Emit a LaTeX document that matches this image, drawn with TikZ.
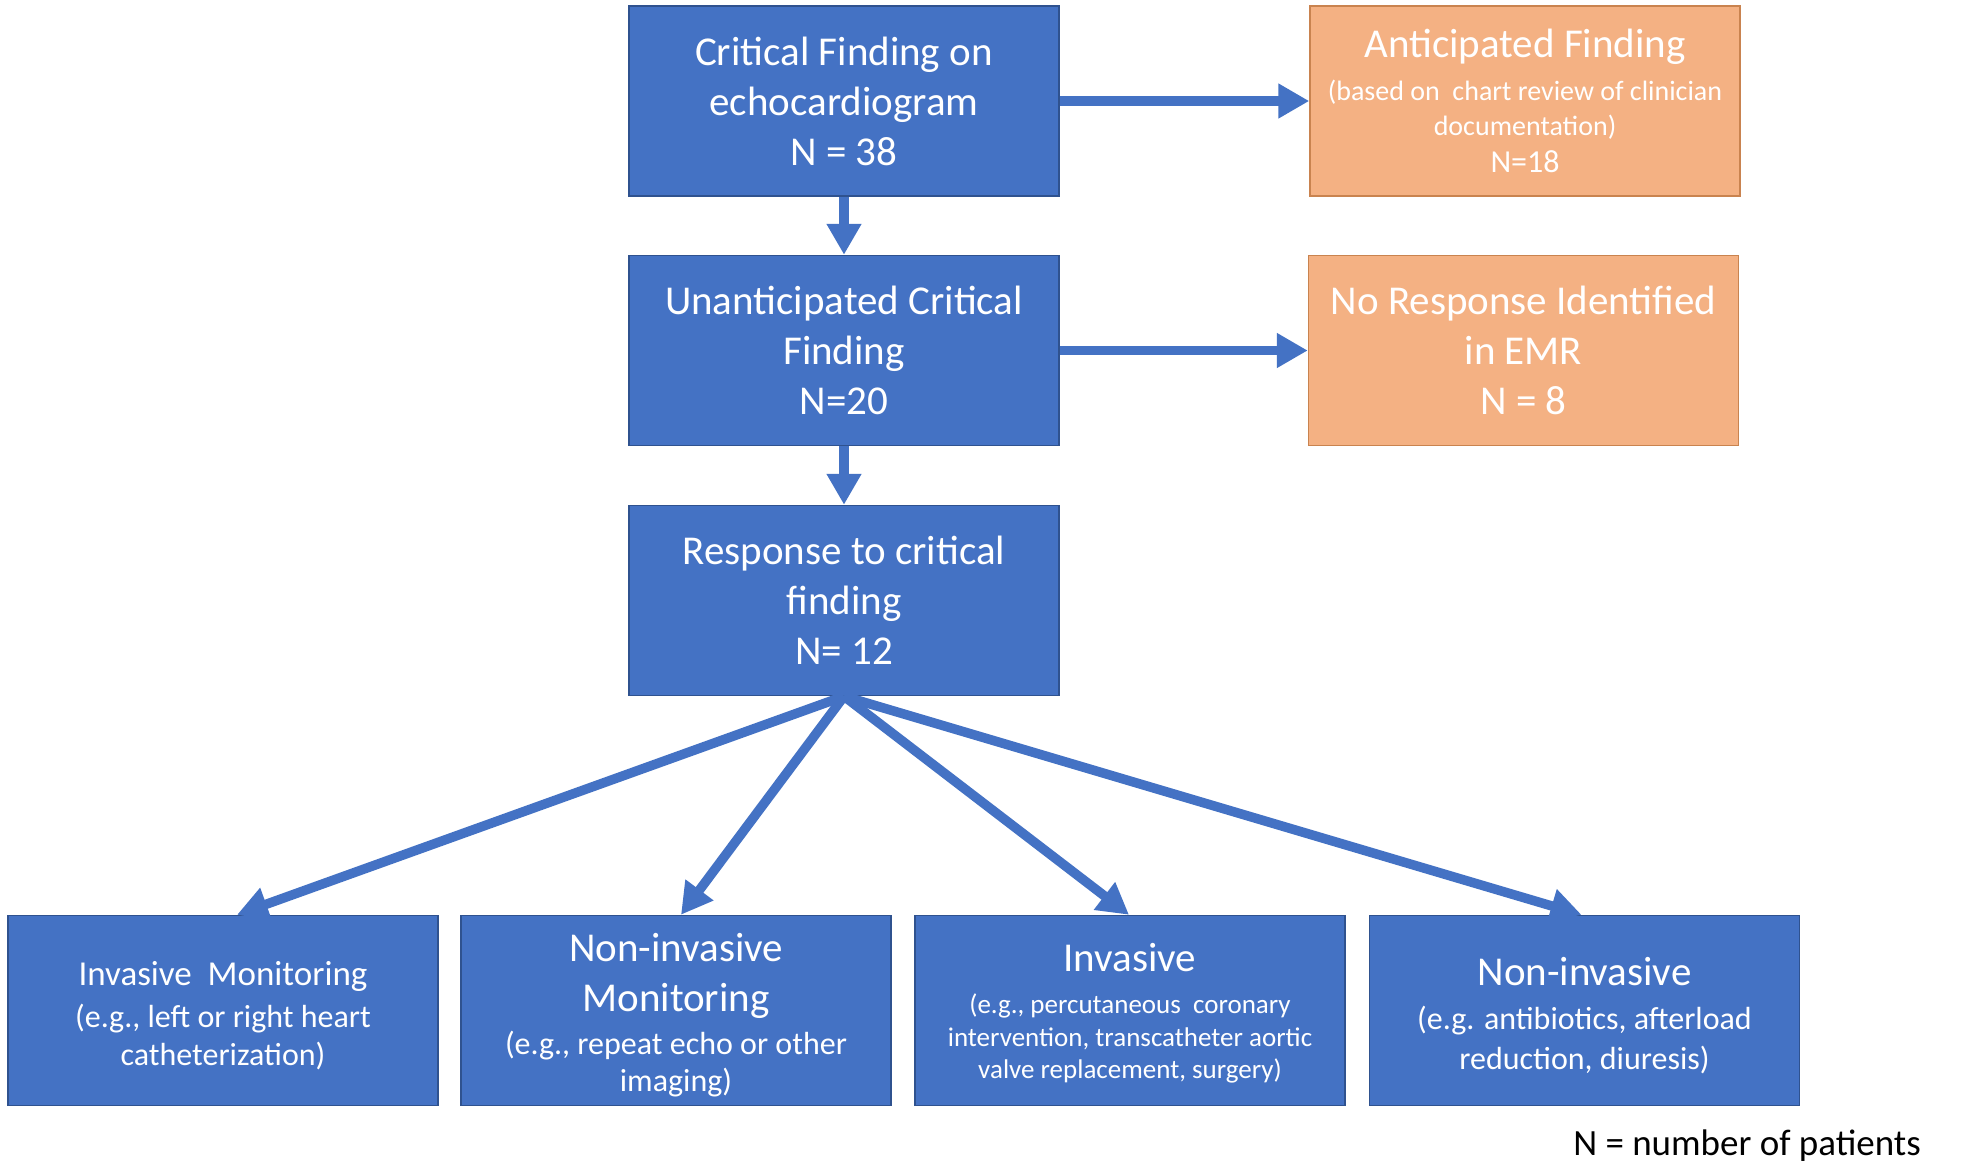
\documentclass[tikz,border=0pt]{standalone}
\usepackage{fontspec}
\setmainfont{Carlito}
\usetikzlibrary{arrows.meta}
\definecolor{cblue}{HTML}{4472C4}
\definecolor{cbluedk}{HTML}{2F528F}
\definecolor{corange}{HTML}{F4B183}
\definecolor{corangedk}{HTML}{C9834F}
\newcommand{\mkline}[3]{{\fontsize{#1}{#2}\selectfont #3\par}}
\newcommand{\mkbox}[2][0pt]{\parbox{425pt}{\centering\vspace*{#1}#2}}
\begin{document}
\begin{tikzpicture}[x=1pt,y=-1pt,
  box/.style={rectangle, line width=1.5pt, minimum width=430pt, minimum height=190pt, inner sep=0pt, text=white},
  bluebox/.style={box, fill=cblue, draw=cbluedk},
  orgbox/.style={box, fill=corange, draw=corangedk},
  conn/.style={draw=cblue, line width=9.5pt, -{Triangle[length=31pt,width=33pt]}}
]
\fill[white] (0,0) rectangle (1961,1171);
\useasboundingbox (0,0) rectangle (1961,1171);

\node[bluebox] (b1) at (844,101) {\mkbox{\mkline{41}{50}{Critical Finding on\\echocardiogram\\N = 38}}};
\node[orgbox] (ant) at (1525,101) {\mkbox{\mkline{41}{50}{Anticipated Finding}%
  \mkline{28}{43}{(based on\ \ chart review of clinician}%
  \mkline{28}{35}{documentation)}%
  \mkline{32}{37}{N=18}}};
\node[bluebox] (b2) at (844,350.5) {\mkbox{\mkline{41}{50}{Unanticipated Critical\\Finding\\N=20}}};
\node[orgbox] (nr) at (1523.5,350.5) {\mkbox{\mkline{41}{50}{No Response Identified\\in EMR\\N = 8}}};
\node[bluebox] (b3) at (844,600.5) {\mkbox{\mkline{41}{50}{Response to critical\\finding\\N= 12}}};

\node[bluebox] (l1) at (223,1010.5) {\mkbox[10pt]{\mkline{35}{42}{Invasive\ \ Monitoring}%
  \mkline{32}{42}{(e.g., left or right heart}%
  \mkline{32}{38}{catheterization)}}};
\node[bluebox] (l2) at (676,1010.5) {\mkbox[10pt]{\mkline{41}{50}{Non-invasive\\Monitoring}%
  \mkline{32}{43}{(e.g., repeat echo or other}%
  \mkline{32}{37}{imaging)}}};
\node[bluebox] (l3) at (1130,1010.5) {\mkbox[6pt]{\mkline{41}{50}{Invasive}%
  \mkline{27}{42}{(e.g., percutaneous\ \ coronary}%
  \mkline{27}{33}{intervention, transcatheter aortic}%
  \mkline{27}{32}{valve replacement, surgery)}}};
\node[bluebox] (l4) at (1584.5,1010.5) {\mkbox[10pt]{\mkline{41}{50}{Non-invasive}%
  \mkline{32}{44}{(e.g. antibiotics, afterload}%
  \mkline{32}{40}{reduction, diuresis)}}};

\node[anchor=east, inner sep=0pt, font=\fontsize{37}{44}\selectfont] (note) at (1921,1146) {N = number of patients};

\draw[conn] (b1.south) -- (b2.north);
\draw[conn] (b2.south) -- (b3.north);
\draw[conn] (b1.east) -- (ant.west);
\draw[conn] (b2.east) -- (nr.west);
\draw[conn] (b3.south) -- ([xshift=14pt]l1.north);
\draw[conn] (b3.south) -- ([xshift=5pt]l2.north);
\draw[conn] (b3.south) -- ([xshift=-1pt]l3.north);
\draw[conn] (b3.south) -- ([xshift=-3pt]l4.north);
\end{tikzpicture}
\end{document}
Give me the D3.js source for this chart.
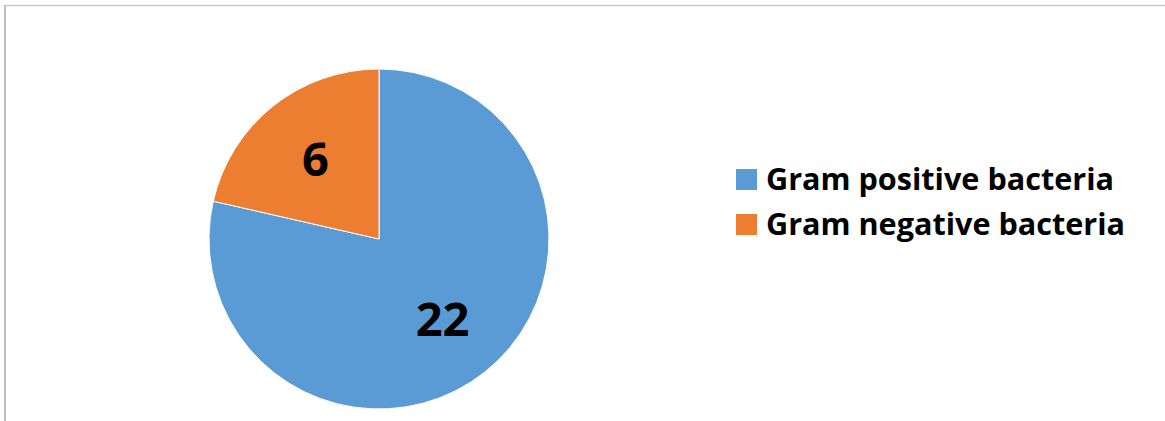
<!DOCTYPE html>
<html>
<head>
<meta charset="utf-8">
<script src="https://cdn.jsdelivr.net/npm/d3@7"></script>
<style>
  html, body { margin: 0; padding: 0; background: #fff; }
  svg { display: block; }
</style>
</head>
<body>
<div id="chart"></div>
<script>
// data
const categories = ["Gram positive bacteria", "Gram negative bacteria"];
const values = [22, 6];
const colors = ["#5B9BD5", "#ED7D31"];

const width = 1165;
const height = 421;
const cx = 379, cy = 239, radius = 170;
const font = "'Open Sans', 'Liberation Sans', Arial, sans-serif";

const svg = d3.select("#chart")
  .append("svg")
  .attr("width", width)
  .attr("height", height);

svg.append("rect")
  .attr("width", width)
  .attr("height", height)
  .attr("fill", "#fff");

// chart area border (only top and left show in the frame)
svg.append("line")
  .attr("x1", 4).attr("y1", 5.5)
  .attr("x2", width).attr("y2", 5.5)
  .attr("stroke", "#c9c9c9")
  .attr("stroke-width", 1.5);
svg.append("line")
  .attr("x1", 5).attr("y1", 5)
  .attr("x2", 5).attr("y2", height)
  .attr("stroke", "#c0c0c0")
  .attr("stroke-width", 2);

const pie = d3.pie()
  .sort(null)
  .value(d => d);

const arc = d3.arc()
  .innerRadius(0)
  .outerRadius(radius);

const labelArc = d3.arc()
  .innerRadius(0)
  .outerRadius(radius * 1.2);

const g = svg.append("g")
  .attr("transform", "translate(" + cx + "," + cy + ")");

const arcs = pie(values);

g.selectAll("path.slice")
  .data(arcs)
  .enter()
  .append("path")
  .attr("class", "slice")
  .attr("d", arc)
  .attr("fill", (d, i) => colors[i])
  .attr("stroke", "#fff")
  .attr("stroke-width", 1);

// data labels
g.selectAll("text.lbl")
  .data(arcs)
  .enter()
  .append("text")
  .attr("class", "lbl")
  .attr("transform", d => "translate(" + labelArc.centroid(d) + ")")
  .attr("text-anchor", "middle")
  .attr("dy", "0.36em")
  .style("font-family", font)
  .style("font-weight", "bold")
  .style("font-size", "47px")
  .attr("fill", "#000")
  .text(d => d.data);

// legend
const legend = svg.append("g")
  .attr("transform", "translate(736,169)");

const items = legend.selectAll("g.item")
  .data(categories)
  .enter()
  .append("g")
  .attr("class", "item")
  .attr("transform", (d, i) => "translate(0," + (i * 45) + ")");

items.append("rect")
  .attr("width", 21)
  .attr("height", 21)
  .attr("fill", (d, i) => colors[i]);

items.append("text")
  .attr("x", 30)
  .attr("y", 21)
  .style("font-family", font)
  .style("font-weight", "bold")
  .style("font-size", "30px")
  .attr("fill", "#000")
  .text(d => d);

// fit legend text to the width of the original
items.select("text").each(function(d, i) {
  const target = i === 0 ? 348 : 359;
  const w = this.getComputedTextLength();
  if (Math.abs(w - target) > 3) {
    d3.select(this).attr("textLength", target).attr("lengthAdjust", "spacingAndGlyphs");
  }
});
</script>
</body>
</html>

WHAT NEEDS TO BE DONE:
Leave out the pictures and repeat the lines from the start of the material through the line with "(b3) at (844,600.5)", inclusive.

RESPONSE:
Emit a LaTeX document that matches this image, drawn with TikZ.
\documentclass[tikz,border=0pt]{standalone}
\usepackage{fontspec}
\setmainfont{Carlito}
\usetikzlibrary{arrows.meta}
\definecolor{cblue}{HTML}{4472C4}
\definecolor{cbluedk}{HTML}{2F528F}
\definecolor{corange}{HTML}{F4B183}
\definecolor{corangedk}{HTML}{C9834F}
\newcommand{\mkline}[3]{{\fontsize{#1}{#2}\selectfont #3\par}}
\newcommand{\mkbox}[2][0pt]{\parbox{425pt}{\centering\vspace*{#1}#2}}
\begin{document}
\begin{tikzpicture}[x=1pt,y=-1pt,
  box/.style={rectangle, line width=1.5pt, minimum width=430pt, minimum height=190pt, inner sep=0pt, text=white},
  bluebox/.style={box, fill=cblue, draw=cbluedk},
  orgbox/.style={box, fill=corange, draw=corangedk},
  conn/.style={draw=cblue, line width=9.5pt, -{Triangle[length=31pt,width=33pt]}}
]
\fill[white] (0,0) rectangle (1961,1171);
\useasboundingbox (0,0) rectangle (1961,1171);

\node[bluebox] (b1) at (844,101) {\mkbox{\mkline{41}{50}{Critical Finding on\\echocardiogram\\N = 38}}};
\node[orgbox] (ant) at (1525,101) {\mkbox{\mkline{41}{50}{Anticipated Finding}%
  \mkline{28}{43}{(based on\ \ chart review of clinician}%
  \mkline{28}{35}{documentation)}%
  \mkline{32}{37}{N=18}}};
\node[bluebox] (b2) at (844,350.5) {\mkbox{\mkline{41}{50}{Unanticipated Critical\\Finding\\N=20}}};
\node[orgbox] (nr) at (1523.5,350.5) {\mkbox{\mkline{41}{50}{No Response Identified\\in EMR\\N = 8}}};
\node[bluebox] (b3) at (844,600.5) {\mkbox{\mkline{41}{50}{Response to critical\\finding\\N= 12}}};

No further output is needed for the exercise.